▶ [EXERCISE DIRECTIONS]: Reproduce the listing below exactly. Pictures do not belong in the copy.

▶ [DATA PROVIDED]:
[START]

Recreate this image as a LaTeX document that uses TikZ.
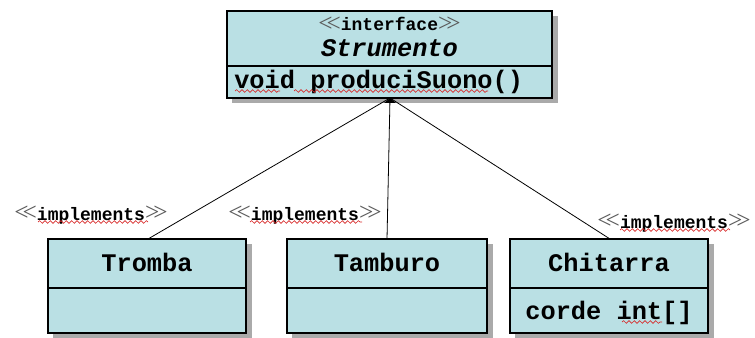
\documentclass[tikz,border=0pt]{standalone}
\usepackage{fontspec}
\setmonofont{Liberation Mono}
\newfontfamily\serifang{Liberation Serif}
\usetikzlibrary{decorations.pathmorphing,arrows.meta}
\definecolor{boxfill}{RGB}{186,224,228}
\definecolor{shadowgray}{RGB}{170,170,170}
\definecolor{squig}{RGB}{215,40,40}
\definecolor{anglegray}{RGB}{90,90,90}
\tikzset{
  umlbox/.style={draw=black, fill=boxfill, line width=0.8pt},
  bigtxt/.style={font=\ttfamily\bfseries\fontsize{19}{21}\selectfont, inner sep=0pt},
  smalltxt/.style={font=\ttfamily\bfseries\fontsize{13.5}{15}\selectfont, inner sep=0pt},
  link/.style={draw=black, line width=0.6pt},
  wavy/.style={draw=squig, line width=0.5pt, decorate, decoration={snake, amplitude=1pt, segment length=4pt}}
}
\newcommand{\stereo}[1]{{\serifang\mdseries\fontsize{19}{20}\selectfont\color{anglegray}\raisebox{-0.5pt}{<\kern-4.5pt<}}#1{\serifang\mdseries\fontsize{19}{20}\selectfont\color{anglegray}\raisebox{-0.5pt}{>\kern-4.5pt>}}}
\begin{document}
\begin{tikzpicture}[x=0.75pt,y=-0.75pt]
\useasboundingbox (0,0) rectangle (755,338);
% shadows
\fill[shadowgray] (232,16) rectangle (558,103);
\fill[shadowgray] (53,244) rectangle (252,338);
\fill[shadowgray] (292,244) rectangle (493,338);
\fill[shadowgray] (515,244) rectangle (714,338);
% top interface box
\draw[umlbox] (227,11) rectangle (552,98);
\draw[line width=0.8pt] (227,66) -- (552,66);
\node[smalltxt] (ster) at (389.5,24) {\stereo{interface}};
\node[font=\ttfamily\bfseries\itshape\fontsize{19}{21}\selectfont, inner sep=0pt] (strum) at (389.5,48) {Strumento};
\node[bigtxt, anchor=west] (meth) at (234,82) {void produciSuono()};
\coordinate (apex) at (390,98);
% wavy underlines top
\draw[wavy] (235,91) -- (280,91);
\draw[wavy] (294,91) -- (488,91);
% bottom boxes
\draw[umlbox] (48,239) rectangle (246,333);
\draw[line width=0.8pt] (48,288) -- (246,288);
\node[bigtxt] (tromba) at (147,262) {Tromba};
\draw[umlbox] (287,239) rectangle (487,333);
\draw[line width=0.8pt] (287,288) -- (487,288);
\node[bigtxt] (tamburo) at (387,262) {Tamburo};
\draw[umlbox] (510,239) rectangle (708,333);
\draw[line width=0.8pt] (510,288) -- (708,288);
\node[bigtxt] (chit) at (609,262) {Chitarra};
\node[bigtxt] (corde) at (609,313) {corde int[]};
\draw[wavy] (622,322) -- (662,322);
% connectors
\coordinate (ta) at (148,239);
\coordinate (tb) at (387,239);
\coordinate (tc) at (610,239);
\draw[link] (ta) -- (apex);
\draw[link] (tb) -- (apex);
\draw[link] (tc) -- (apex);
\fill[black] (apex) -- ++(-6,5) -- ++(12,0) -- cycle;
% labels
\node[smalltxt] (l1) at (91,215) {\stereo{implements}};
\node[smalltxt] (l2) at (305,215) {\stereo{implements}};
\node[smalltxt] (l3) at (674,223) {\stereo{implements}};
\draw[wavy] (38,222) -- (148,222);
\draw[wavy] (250,222) -- (362,222);
\draw[wavy] (620,230) -- (730,230);
\end{tikzpicture}
\end{document}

[END]

▶ [RESPONSE TO THIS TASK]:
Recreate this image as a LaTeX document that uses TikZ.
\documentclass[tikz,border=0pt]{standalone}
\usepackage{fontspec}
\setmonofont{Liberation Mono}
\newfontfamily\serifang{Liberation Serif}
\usetikzlibrary{decorations.pathmorphing,arrows.meta}
\definecolor{boxfill}{RGB}{186,224,228}
\definecolor{shadowgray}{RGB}{170,170,170}
\definecolor{squig}{RGB}{215,40,40}
\definecolor{anglegray}{RGB}{90,90,90}
\tikzset{
  umlbox/.style={draw=black, fill=boxfill, line width=0.8pt},
  bigtxt/.style={font=\ttfamily\bfseries\fontsize{19}{21}\selectfont, inner sep=0pt},
  smalltxt/.style={font=\ttfamily\bfseries\fontsize{13.5}{15}\selectfont, inner sep=0pt},
  link/.style={draw=black, line width=0.6pt},
  wavy/.style={draw=squig, line width=0.5pt, decorate, decoration={snake, amplitude=1pt, segment length=4pt}}
}
\newcommand{\stereo}[1]{{\serifang\mdseries\fontsize{19}{20}\selectfont\color{anglegray}\raisebox{-0.5pt}{<\kern-4.5pt<}}#1{\serifang\mdseries\fontsize{19}{20}\selectfont\color{anglegray}\raisebox{-0.5pt}{>\kern-4.5pt>}}}
\begin{document}
\begin{tikzpicture}[x=0.75pt,y=-0.75pt]
\useasboundingbox (0,0) rectangle (755,338);
% shadows
\fill[shadowgray] (232,16) rectangle (558,103);
\fill[shadowgray] (53,244) rectangle (252,338);
\fill[shadowgray] (292,244) rectangle (493,338);
\fill[shadowgray] (515,244) rectangle (714,338);
% top interface box
\draw[umlbox] (227,11) rectangle (552,98);
\draw[line width=0.8pt] (227,66) -- (552,66);
\node[smalltxt] (ster) at (389.5,24) {\stereo{interface}};
\node[font=\ttfamily\bfseries\itshape\fontsize{19}{21}\selectfont, inner sep=0pt] (strum) at (389.5,48) {Strumento};
\node[bigtxt, anchor=west] (meth) at (234,82) {void produciSuono()};
\coordinate (apex) at (390,98);
% wavy underlines top
\draw[wavy] (235,91) -- (280,91);
\draw[wavy] (294,91) -- (488,91);
% bottom boxes
\draw[umlbox] (48,239) rectangle (246,333);
\draw[line width=0.8pt] (48,288) -- (246,288);
\node[bigtxt] (tromba) at (147,262) {Tromba};
\draw[umlbox] (287,239) rectangle (487,333);
\draw[line width=0.8pt] (287,288) -- (487,288);
\node[bigtxt] (tamburo) at (387,262) {Tamburo};
\draw[umlbox] (510,239) rectangle (708,333);
\draw[line width=0.8pt] (510,288) -- (708,288);
\node[bigtxt] (chit) at (609,262) {Chitarra};
\node[bigtxt] (corde) at (609,313) {corde int[]};
\draw[wavy] (622,322) -- (662,322);
% connectors
\coordinate (ta) at (148,239);
\coordinate (tb) at (387,239);
\coordinate (tc) at (610,239);
\draw[link] (ta) -- (apex);
\draw[link] (tb) -- (apex);
\draw[link] (tc) -- (apex);
\fill[black] (apex) -- ++(-6,5) -- ++(12,0) -- cycle;
% labels
\node[smalltxt] (l1) at (91,215) {\stereo{implements}};
\node[smalltxt] (l2) at (305,215) {\stereo{implements}};
\node[smalltxt] (l3) at (674,223) {\stereo{implements}};
\draw[wavy] (38,222) -- (148,222);
\draw[wavy] (250,222) -- (362,222);
\draw[wavy] (620,230) -- (730,230);
\end{tikzpicture}
\end{document}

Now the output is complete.